Hello,
I started to think about tracking changes in complex object graph in disconnected application few days ago. I have already found several solutions but I would like to know if there is any best practice or what solution do you use and why? I passed similar
question to
Entity framework forum but this time I am more interested in architecture globally.
The problem in my case is defined in multi layered architecture (not necessarily n-tier at the moment) as follows:
- Layer of repositories to deal with persistence (ORM tool doesn't matter at the moment).
- Set of POCO classes representing domain entities. Repositories persists those classes and returns them as results of queries.
- Set of Domain services working with domain entities.
- Facade layer defining gateway to business logic. Internally it uses repositories, domain services and domain objects. Domain objects are not exposed - each facade method uses set of specialized Data transfer objects for parameter and return
value. It is responsibility of each facade method to transform domain entity to DTO and vice-versa.
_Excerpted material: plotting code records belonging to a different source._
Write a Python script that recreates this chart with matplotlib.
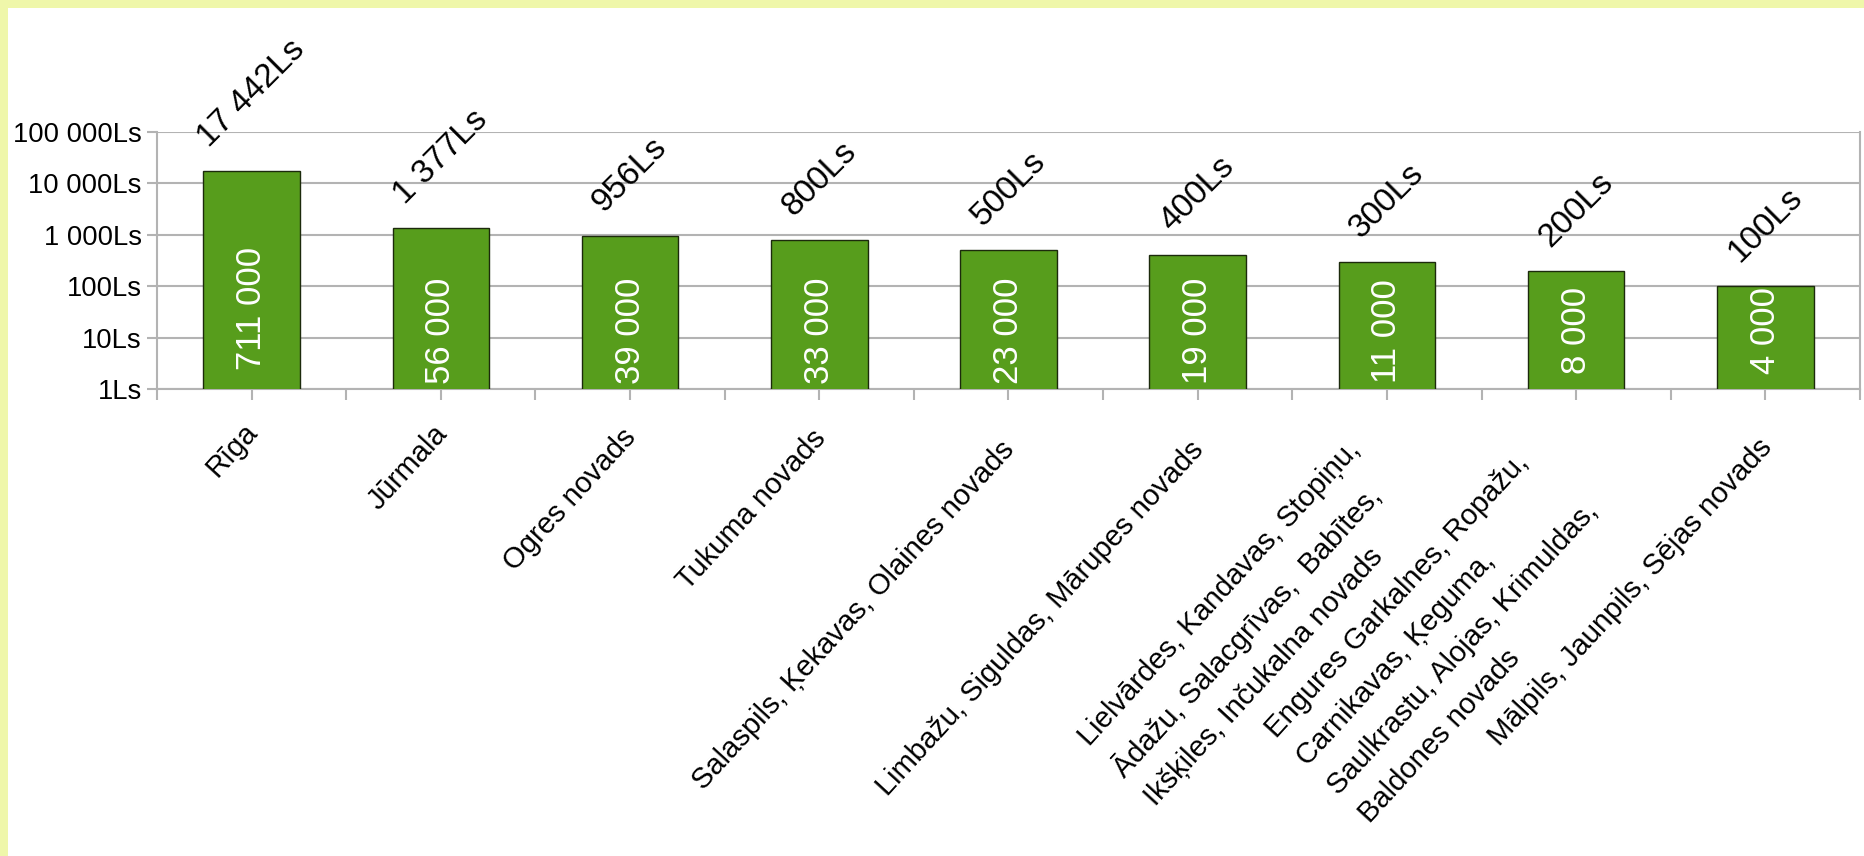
import matplotlib
matplotlib.use('Agg')
import numpy as np
from matplotlib import pyplot as plt
from matplotlib.patches import Rectangle
from matplotlib.font_manager import FontProperties

FAMILY = ['Liberation Sans', 'DejaVu Sans']
plt.rcParams['font.family'] = FAMILY

categories = ['Rīga', 'Jūrmala', 'Ogres novads', 'Tukuma novads',
              'Salaspils, Ķekavas, Olaines novads',
              'Limbažu, Siguldas, Mārupes novads',
              'Lielvārdes, Kandavas, Stopiņu,\nĀdažu, Salacgrīvas,  Babītes,\nIkšķiles, Inčukalna novads',
              'Engures Garkalnes, Ropažu,\nCarnikavas, Ķeguma,\nSaulkrastu, Alojas, Krimuldas,\nBaldones novads',
              'Mālpils, Jaunpils, Sējas novads']
amounts = [17442, 1377, 956, 800, 500, 400, 300, 200, 100]
population = [711000, 56000, 39000, 33000, 23000, 19000, 11000, 8000, 4000]
yticks = [1, 10, 100, 1000, 10000, 100000]

W, H = 1864, 856
BAR = '#579d1c'
GRID = '#b3b3b3'
BORDER = '#eff7aa'
PX = 72 / 100  # points per pixel
CAT_SIZE = 21
CAT_ANGLE = 47.5

def fmt(v):
    return '{:,}'.format(v).replace(',', ' ')

fig = plt.figure(figsize=(W / 100, H / 100), dpi=100)
fig.patch.set_facecolor(BORDER)
fig.add_artist(Rectangle((8 / W, 0), 1, 1 - 8 / H, transform=fig.transFigure,
                         facecolor='white', edgecolor='none', zorder=-1))

ax = fig.add_axes([157 / W, 1 - 389 / H, (1860 - 157) / W, (389 - 132) / H])
x = np.arange(len(categories))
ax.bar(x, amounts, width=0.51, color=BAR, edgecolor='#1c2a0c', linewidth=1, zorder=3)
ax.set_yscale('log')
ax.set_ylim(1, 100000)
ax.set_xlim(-0.5, len(categories) - 0.5)

ax.set_yticks(yticks)
ax.set_yticklabels([fmt(v) + 'Ls' for v in yticks], fontsize=19.7)
ax.yaxis.set_minor_locator(matplotlib.ticker.NullLocator())
ax.grid(axis='y', color=GRID, linewidth=1.5, zorder=0)
for s in ax.spines.values():
    s.set_color(GRID)
    s.set_linewidth(1.5)
ax.spines['top'].set_visible(False)

ax.set_xticks(x)
ax.set_xticklabels([''] * len(categories))
ax.set_xticks(np.arange(len(categories) + 1) - 0.5, minor=True)
ax.tick_params(axis='x', which='both', length=8, width=1.5, color=GRID)
ax.tick_params(axis='y', length=7, width=1.5, color=GRID, pad=4)

fig.canvas.draw()
r = fig.canvas.get_renderer()
fp = FontProperties(family=FAMILY, size=CAT_SIZE)

# category names, rotated; the block's right-middle point sits below the tick,
# longer names and extra lines push it further down
for i, name in enumerate(categories):
    lines = name.split('\n')
    n = len(lines)
    width = max(r.get_text_width_height_descent(l, fp, ismath=False)[0] for l in lines)
    dy = 38 + 0.045 * (width - 62) + 17.5 * (n - 1) - (2 if n > 1 else 0)
    ax.annotate(name, xy=(i, 0), xycoords=ax.get_xaxis_transform(),
                xytext=(1.5 * PX, -dy * PX), textcoords='offset points',
                rotation=CAT_ANGLE, rotation_mode='anchor', ha='right', va='center',
                multialignment='left', linespacing=1.65, fontproperties=fp)

# values above the bars
for i, v in enumerate(amounts):
    ax.annotate(fmt(v) + 'Ls', xy=(i, v), xytext=(0, 13), textcoords='offset points',
                rotation=45, ha='center', va='bottom', fontsize=24)

# population inside the bars
inner = []
for i, p in enumerate(population):
    t = ax.text(i, 0.226, fmt(p), transform=ax.get_xaxis_transform(), rotation=90,
                ha='center', va='center', color='white', fontsize=25, zorder=4)
    inner.append(t)

fig.canvas.draw()
for t in inner:
    bb = t.get_window_extent(r)
    if bb.y0 < ax.bbox.y0:
        shift = (ax.bbox.y0 + 19 - bb.y0) / ax.bbox.height
        xx, yy = t.get_position()
        t.set_position((xx, yy + shift))

fig.savefig('out.png', dpi=100, facecolor=fig.get_facecolor())
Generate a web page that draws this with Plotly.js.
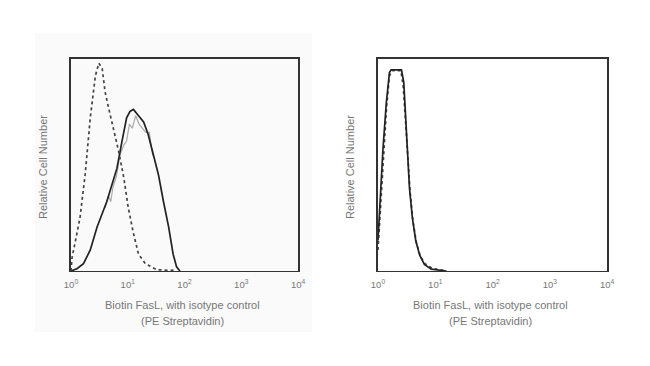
<!DOCTYPE html>
<html><head><meta charset="utf-8">
<script src="https://cdn.plot.ly/plotly-3.0.1.min.js"></script>
<style>html,body{margin:0;padding:0;background:#fff}#chart{width:650px;height:366px}</style>
</head><body><div id="chart"></div>
<script>
// log10 fluorescence positions and relative cell counts
const leftIsoLog = [0.0,0.02,0.08,0.16,0.25,0.34,0.43,0.49,0.55,0.60,0.66,0.75,0.84,0.93,1.01,1.10,1.19,1.31,1.51,1.75,1.86];
const leftIsoVal = [0.0,0.066,0.145,0.256,0.46,0.73,0.93,0.99,0.965,0.855,0.78,0.68,0.57,0.445,0.30,0.18,0.08,0.035,0.006,0.003,0.006];
const leftFasLog = [0.0,0.105,0.22,0.34,0.46,0.545,0.63,0.72,0.81,0.90,0.98,1.04,1.10,1.19,1.28,1.36,1.45,1.54,1.63,1.72,1.80,1.86,1.92];
const leftFasVal = [0.0,0.011,0.035,0.10,0.21,0.27,0.33,0.41,0.49,0.62,0.73,0.76,0.77,0.74,0.71,0.65,0.555,0.46,0.33,0.21,0.08,0.02,0.0];
const leftGrayLog = [0.60,0.66,0.70,0.74,0.80,0.86,0.93,0.98,1.03,1.08,1.14,1.20,1.26,1.32,1.38,1.44];
const leftGrayVal = [0.30,0.36,0.33,0.40,0.45,0.55,0.60,0.62,0.70,0.68,0.74,0.70,0.68,0.66,0.66,0.55];
const rightFasLog = [0.0,0.03,0.087,0.145,0.20,0.23,0.41,0.45,0.48,0.51,0.55,0.60,0.66,0.73,0.81,0.93,1.08,1.19];
const rightFasVal = [0.145,0.30,0.58,0.80,0.945,0.958,0.958,0.90,0.74,0.57,0.395,0.254,0.144,0.074,0.031,0.009,0.003,0.0];
const rightIsoLog = [0.0,0.04,0.09,0.15,0.20,0.25,0.40,0.44,0.48,0.52,0.56,0.61,0.67,0.74,0.82,0.95,1.10,1.20];
const rightIsoVal = [0.10,0.28,0.55,0.78,0.93,0.955,0.955,0.88,0.72,0.55,0.38,0.24,0.135,0.07,0.035,0.012,0.006,0.0];
const tickVals = [1,10,100,1000,10000];
const tickText = ['10<sup>0</sup>','10<sup>1</sup>','10<sup>2</sup>','10<sup>3</sup>','10<sup>4</sup>'];
const xTitle1 = 'Biotin FasL, with isotype control';
const xTitle2 = '(PE Streptavidin)';
const yTitle = 'Relative Cell Number';

const toX = a => a.map(v => Math.pow(10, v));
const traces = [
  {x: toX(leftGrayLog), y: leftGrayVal, xaxis:'x', yaxis:'y', mode:'lines', line:{color:'#aaaaaa', width:1.2}},
  {x: toX(leftFasLog), y: leftFasVal, xaxis:'x', yaxis:'y', mode:'lines', line:{color:'#222', width:1.7}},
  {x: toX(leftIsoLog), y: leftIsoVal, xaxis:'x', yaxis:'y', mode:'lines', line:{color:'#444', width:1.7, dash:'dot'}},
  {x: toX(rightIsoLog), y: rightIsoVal, xaxis:'x2', yaxis:'y2', mode:'lines', line:{color:'#444', width:1.7, dash:'dot'}},
  {x: toX(rightFasLog), y: rightFasVal, xaxis:'x2', yaxis:'y2', mode:'lines', line:{color:'#222', width:1.7}}
];
const xa = dom => ({type:'log', domain:dom, range:[0,4], tickvals:tickVals, ticktext:tickText,
  showgrid:false, zeroline:false, showline:true, mirror:true, linecolor:'#333', linewidth:1.5,
  ticks:'', ticklabelstandoff:4, tickfont:{family:'Liberation Sans, Arial', size:9.5, color:'#777'}});
const ya = anchor => ({domain:[0.2596,0.8388], range:[0,1.01], showgrid:false, zeroline:false,
  showticklabels:false, ticks:'', showline:true, mirror:true, linecolor:'#333', linewidth:1.5, anchor:anchor});
const af = {family:'Liberation Sans, Arial', size:11, color:'#777'};
const ann = (text, x, y, rot) => ({text:text, xref:'paper', yref:'paper', x:x/650, y:1-y/366,
  xanchor:'center', yanchor:'middle', textangle:rot||0, showarrow:false, font:af});
const layout = {
  width:650, height:366, margin:{l:0,r:0,t:0,b:0}, showlegend:false,
  paper_bgcolor:'#fff', plot_bgcolor:'#fff',
  xaxis: Object.assign(xa([0.1092,0.4585]), {anchor:'y'}),
  yaxis: ya('x'),
  xaxis2: Object.assign(xa([0.5815,0.934]), {anchor:'y2'}),
  yaxis2: ya('x2'),
  shapes:[{type:'rect', xref:'paper', yref:'paper', x0:35/650, x1:312/650, y0:1-332/366, y1:1-33/366,
    fillcolor:'#fafafa', line:{width:0}, layer:'below'}],
  annotations:[
    ann(yTitle, 43, 167, -90),
    ann(yTitle, 350, 167, -90),
    ann(xTitle1, 182, 305), ann(xTitle2, 182, 321),
    ann(xTitle1, 490, 305), ann(xTitle2, 490, 321)
  ]
};
Plotly.newPlot('chart', traces, layout, {displayModeBar:false, staticPlot:true});
</script></body></html>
- Modern web application which uses facade layer and DTOs - I call this disconnected application.
Now suppose that one of the domain object is Order which has Order details (lines) and related Orders. When the client requests Order for editation it can modify Order, add, remove or modify any Order detail and add or remove related Orders. All these modifications
are done on data in the web browser - javascript and AJAX. So all changes are submit in single shot when client pushes the save button. The question is how to handle these changes? Generally repository needs to know which entities and relationships were
modified, inserted or deleted. I ended with two "best" solutions:
- Store initial state of DTO in hidden field (in worse case to session). When receiving request to save changes create new DTO based on received data and second DTO based on persisted Data. Merge those two and track changes. Send merged DTO to business layer
and use received information about changes to properly set up entity graph. This requires some manual change tracking in domain object so that change information can be set up from scratch and later on passed to repository - this is the point I am
not very happy with.
- Do not track changes in DTO at all. When receiving modified data to business layer create modified entity and load actual state from repository (generally additional query to database - this is the point I am not very happy with) - merge
these two entities and automatically track changes by entity proxy provided by ORM tool. Special care is needed for concurrency handling because actual state does not have to be the initial state.
What do you think about that? What do you recommend?